I’ve never written a letter like this before but I’m at my wits end so I thought, what the hell. Let me just get right to the point. I’m an educated woman, working on my career in my field of study. I have my own home, vehicle, and money. I don’t have any kids and yet with all those positives, I’m single, which to me is a Big Negative. I, like most women, have a list of things I want my significant other to possess and I’ve dated men that have some of these qualities but no one that has them all. I have all the qualities I’m looking for so I know it’s possible. Here’s my question, is it something wrong with me or are these lists out dated for the dating/relationship scene of 2012?
List-ful Thinking, (Tampa, FL)
The ONE thing I know about ‘the list’ is that it never seems to matter once you’re in a relationship. The ONLY time it’s even relevant is when you’re single. Have you ever noticed that when you’re in a relationship he seems to have everything? He’s your ultimate dream man. Then the moment you break up you realize something that needs to be on your list or taken off. At a certain point in your life, you should be able to decipher what ACTUALLY MATTERS in a relationship.
I’m sure your list has changed over the years because your priorities have changed. For example, the type of car a man drove may have been on ‘the list’ but after dating a man that treated his car better than his woman, I’m sure that no longer made ‘the list.’ To further prove my point I solicited the help of some of my friends (single, married, and divorced).
I don’t think there is anything wrong with having a ‘list.’ My friend George said it best, “YOU will find yourself in something YOU don’t want if YOU don’t learn to ask for what YOU do want.” I think the problem lies in how much emphasis is placed on ‘the list.’ Some of my friend’s lists were extremely detailed, I mean 35 items detailed, then there were some that were short and to the point. A few things stood out in these ‘lists.’ The younger guys were very general and short with their lists, which I thought was quite typical because most guys don’t know how to communicate let alone be specific about what they want in a relationship.

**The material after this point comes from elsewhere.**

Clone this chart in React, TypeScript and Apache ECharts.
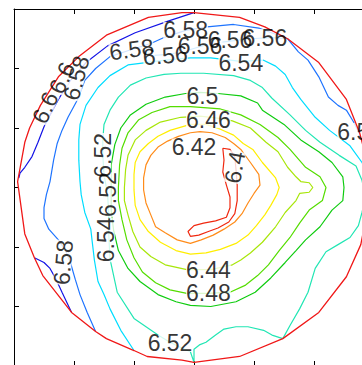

Most of the older gentlemen knew exactly what they wanted and could clearly communicate specific items on their ‘list.’ “COMMON SENSE” was the only thing listed on more than one guy’s list, which leads to a whole different response. J The women’s ‘list’ varied by age and life experiences. Those that were married and divorced had list that were 5 or less items, while some that were single had 10-35 items listed. One thing that stood out overall with both men and women regardless of age was ‘appearance’ it wasn’t on most people’s ‘list’…I know SHOCKING!!! Not really, because looks fade so being attracted to the soul of a person is way more important. You see with so many varied responses there is not only still some common ground but also compromises made in relationships that didn’t quite live up to the hype of ‘the list.’
Just so we’re clear there is NOTHING wrong with YOU but there is possibly something wrong with your ‘list.’ Don’t get so caught up in a ‘list’ that you miss Mr. Right For You. My advise is that YOU become so comfortable in who YOU are that YOU know exactly what YOU want without a ‘list’ and I promise that YOU will be able to enjoy what ACTUALLY MATTERS and do it while LIVING OUT LOUD!!!!!!!